## begin Data supplied

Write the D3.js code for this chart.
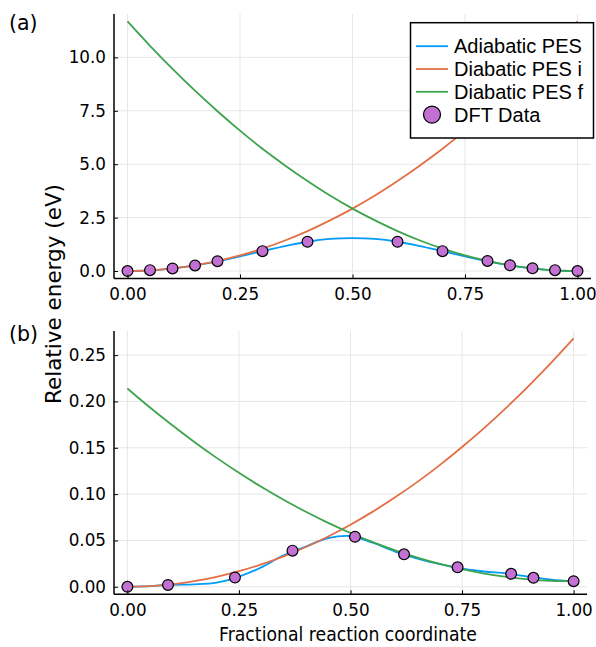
<!DOCTYPE html>
<html>
<head>
<meta charset="utf-8">
<script src="https://cdn.jsdelivr.net/npm/d3@7"></script>
<style>
  body { margin: 0; background: #fff; }
  svg { display: block; }
  .tick text { font-family: "DejaVu Sans", sans-serif; font-size: 16.8px; fill: #000; }
</style>
</head>
<body>
<svg id="chart" width="596" height="647"></svg>
<script>
// sample positions along the reaction coordinate
var coord = [0, 0.05, 0.1, 0.15, 0.2, 0.25, 0.3, 0.35, 0.4, 0.45, 0.5,
             0.55, 0.6, 0.65, 0.7, 0.75, 0.8, 0.85, 0.9, 0.95, 1];

// panel (a)
var adiabaticA = [0, 0.03, 0.12, 0.26, 0.45, 0.69, 0.93, 1.17, 1.37, 1.5, 1.54,
                  1.5, 1.37, 1.17, 0.93, 0.69, 0.45, 0.26, 0.12, 0.03, 0];
var diabIA = [0, 0.03, 0.12, 0.26, 0.47, 0.73, 1.05, 1.43, 1.87, 2.37, 2.92,
              3.53, 4.21, 4.94, 5.72, 6.57, 7.48, 8.44, 9.46, 10.54, 11.68];
var diabFA = [11.68, 10.54, 9.46, 8.44, 7.48, 6.57, 5.72, 4.94, 4.21, 3.53, 2.92,
              2.37, 1.87, 1.43, 1.05, 0.73, 0.47, 0.26, 0.12, 0.03, 0];
var dftXA = [0, 0.05, 0.1, 0.15, 0.2, 0.3, 0.4, 0.6, 0.7, 0.8, 0.85, 0.9, 0.95, 1];
var dftYA = [0, 0.04, 0.12, 0.26, 0.46, 0.93, 1.37, 1.37, 0.93, 0.47, 0.27, 0.13, 0.04, 0];
var yTicksA = [0, 2.5, 5, 7.5, 10];

// panel (b)
var adiabaticB = [0, 0.0008, 0.0022, 0.0026, 0.0045, 0.011, 0.021, 0.034, 0.0435, 0.0525, 0.0548,
                  0.0475, 0.038, 0.0305, 0.0245, 0.0195, 0.0165, 0.0143, 0.0108, 0.0078, 0.006];
var diabIB = [0, 0.0007, 0.0027, 0.006, 0.0107, 0.0168, 0.0241, 0.0328, 0.0429, 0.0543, 0.067,
              0.0811, 0.0965, 0.1132, 0.1313, 0.1508, 0.1715, 0.1936, 0.2171, 0.2419, 0.268];
var diabFB = [0.214, 0.1937, 0.1745, 0.1563, 0.1391, 0.123, 0.1079, 0.0939, 0.0809, 0.0689, 0.058,
              0.0481, 0.0393, 0.0315, 0.0247, 0.019, 0.0143, 0.0107, 0.0081, 0.0065, 0.006];
var dftXB = [0, 0.091, 0.241, 0.37, 0.51, 0.62, 0.74, 0.86, 0.91, 1];
var dftYB = [0, 0.002, 0.01, 0.039, 0.054, 0.035, 0.021, 0.014, 0.0097, 0.006];
var yTicksB = [0, 0.05, 0.1, 0.15, 0.2, 0.25];

var xTicks = [0, 0.25, 0.5, 0.75, 1];
var seriesNames = ['Adiabatic PES', 'Diabatic PES i', 'Diabatic PES f', 'DFT Data'];
var colors = ['#009af9', '#e26f46', '#3da44d', '#c271d2'];

var svg = d3.select('#chart');

var panels = [
  { tag: '(a)', tagY: 30, left: 114, right: 591, top: 14, bottom: 278.5,
    ydom: [-0.35, 12.03], yTicks: yTicksA, yFmt: d3.format('.1f'),
    lines: [adiabaticA, diabIA, diabFA], dx: dftXA, dy: dftYA },
  { tag: '(b)', tagY: 340.5, left: 114, right: 587, top: 331, bottom: 594.2,
    ydom: [-0.008, 0.276], yTicks: yTicksB, yFmt: d3.format('.2f'),
    lines: [adiabaticB, diabIB, diabFB], dx: dftXB, dy: dftYB }
];

panels.forEach(function(p, pi){
  var w = p.right - p.left;
  var x = d3.scaleLinear().domain([-0.03, 1.03]).range([p.left, p.right]);
  var y = d3.scaleLinear().domain(p.ydom).range([p.bottom, p.top]);
  var g = svg.append('g');

  // grid
  g.selectAll('.gx').data(xTicks).enter().append('line')
    .attr('x1', function(d){return x(d)}).attr('x2', function(d){return x(d)})
    .attr('y1', p.top).attr('y2', p.bottom)
    .attr('stroke', '#e6e6e6').attr('stroke-width', 1);
  g.selectAll('.gy').data(p.yTicks).enter().append('line')
    .attr('x1', p.left).attr('x2', p.right)
    .attr('y1', function(d){return y(d)}).attr('y2', function(d){return y(d)})
    .attr('stroke', '#e6e6e6').attr('stroke-width', 1);

  // curves
  var clipId = 'clip' + pi;
  svg.append('clipPath').attr('id', clipId).append('rect')
    .attr('x', p.left).attr('y', p.top).attr('width', w).attr('height', p.bottom - p.top);
  var line = d3.line()
    .x(function(d, i){return x(coord[i])})
    .y(function(d){return y(d)})
    .curve(d3.curveCatmullRom);
  p.lines.forEach(function(vals, k){
    g.append('path')
      .datum(vals)
      .attr('clip-path', 'url(#' + clipId + ')')
      .attr('d', line)
      .attr('fill', 'none')
      .attr('stroke', colors[k])
      .attr('stroke-width', 1.8);
  });

  // DFT markers
  g.selectAll('.dft').data(p.dx).enter().append('circle')
    .attr('cx', function(d){return x(d)})
    .attr('cy', function(d, i){return y(p.dy[i])})
    .attr('r', 5.4)
    .attr('fill', colors[3])
    .attr('stroke', '#000').attr('stroke-width', 1.2);

  // axes
  var xAxis = d3.axisBottom(x).tickValues(xTicks).tickFormat(d3.format('.2f'))
    .tickSize(-4).tickPadding(10);
  var yAxis = d3.axisLeft(y).tickValues(p.yTicks).tickFormat(p.yFmt)
    .tickSize(-4).tickPadding(8);
  var ax = g.append('g').attr('transform', 'translate(0,' + p.bottom + ')').call(xAxis);
  var ay = g.append('g').attr('transform', 'translate(' + p.left + ',0)').call(yAxis);
  [ax, ay].forEach(function(a){
    a.select('.domain').remove();
    a.selectAll('.tick line').attr('stroke', '#000').attr('stroke-width', 1);
  });
  g.append('line').attr('x1', p.left).attr('x2', p.right)
    .attr('y1', p.bottom).attr('y2', p.bottom)
    .attr('stroke', '#000').attr('stroke-width', 1.5);
  g.append('line').attr('x1', p.left).attr('x2', p.left)
    .attr('y1', p.top).attr('y2', p.bottom)
    .attr('stroke', '#000').attr('stroke-width', 1.5);

  // panel tag
  svg.append('text').attr('x', 9).attr('y', p.tagY)
    .attr('font-family', 'DejaVu Sans').attr('font-size', 20.5)
    .text(p.tag);
});

// legend (panel a)
var leg = svg.append('g');
leg.append('rect').attr('x', 410.5).attr('y', 22.7).attr('width', 183).attr('height', 115.3)
  .attr('fill', '#fff').attr('stroke', '#000').attr('stroke-width', 1.5);
seriesNames.forEach(function(name, i){
  var cy = 46.2 + i * 22.8;
  if (i < 3) {
    leg.append('line').attr('x1', 416).attr('x2', 448).attr('y1', cy).attr('y2', cy)
      .attr('stroke', colors[i]).attr('stroke-width', 1.8);
  } else {
    leg.append('circle').attr('cx', 432).attr('cy', cy).attr('r', 8.5)
      .attr('fill', colors[3]).attr('stroke', '#000').attr('stroke-width', 1.3);
  }
  leg.append('text').attr('x', 454).attr('y', cy).attr('dy', '0.36em')
    .attr('font-family', 'Liberation Sans').attr('font-size', 20)
    .text(name);
});

// axis labels
svg.append('text')
  .attr('transform', 'translate(61,294) rotate(-90)')
  .attr('text-anchor', 'middle')
  .attr('font-family', 'DejaVu Sans').attr('font-size', 21.5)
  .text('Relative energy (eV)');
svg.append('text')
  .attr('x', 348).attr('y', 641)
  .attr('text-anchor', 'middle')
  .attr('font-family', 'DejaVu Sans').attr('font-size', 19.5)
  .attr('textLength', 258).attr('lengthAdjust', 'spacingAndGlyphs')
  .text('Fractional reaction coordinate');
</script>
</body>
</html>
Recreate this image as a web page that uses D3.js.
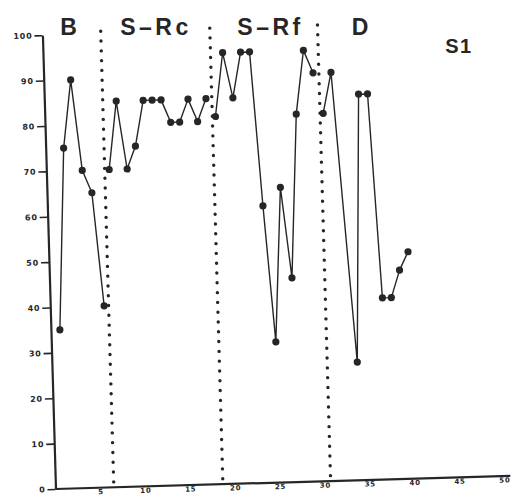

## end Data supplied

Goal
Take the lines from the start of the material to the line with "var yTicksA = [0, 2.5, 5, 7.5, 10];", both included, and transcribe them exactly without the pictures.

Finished task
Write the D3.js code for this chart.
<!DOCTYPE html>
<html>
<head>
<meta charset="utf-8">
<script src="https://cdn.jsdelivr.net/npm/d3@7"></script>
<style>
  body { margin: 0; background: #fff; }
  svg { display: block; }
  .tick text { font-family: "DejaVu Sans", sans-serif; font-size: 16.8px; fill: #000; }
</style>
</head>
<body>
<svg id="chart" width="596" height="647"></svg>
<script>
// sample positions along the reaction coordinate
var coord = [0, 0.05, 0.1, 0.15, 0.2, 0.25, 0.3, 0.35, 0.4, 0.45, 0.5,
             0.55, 0.6, 0.65, 0.7, 0.75, 0.8, 0.85, 0.9, 0.95, 1];

// panel (a)
var adiabaticA = [0, 0.03, 0.12, 0.26, 0.45, 0.69, 0.93, 1.17, 1.37, 1.5, 1.54,
                  1.5, 1.37, 1.17, 0.93, 0.69, 0.45, 0.26, 0.12, 0.03, 0];
var diabIA = [0, 0.03, 0.12, 0.26, 0.47, 0.73, 1.05, 1.43, 1.87, 2.37, 2.92,
              3.53, 4.21, 4.94, 5.72, 6.57, 7.48, 8.44, 9.46, 10.54, 11.68];
var diabFA = [11.68, 10.54, 9.46, 8.44, 7.48, 6.57, 5.72, 4.94, 4.21, 3.53, 2.92,
              2.37, 1.87, 1.43, 1.05, 0.73, 0.47, 0.26, 0.12, 0.03, 0];
var dftXA = [0, 0.05, 0.1, 0.15, 0.2, 0.3, 0.4, 0.6, 0.7, 0.8, 0.85, 0.9, 0.95, 1];
var dftYA = [0, 0.04, 0.12, 0.26, 0.46, 0.93, 1.37, 1.37, 0.93, 0.47, 0.27, 0.13, 0.04, 0];
var yTicksA = [0, 2.5, 5, 7.5, 10];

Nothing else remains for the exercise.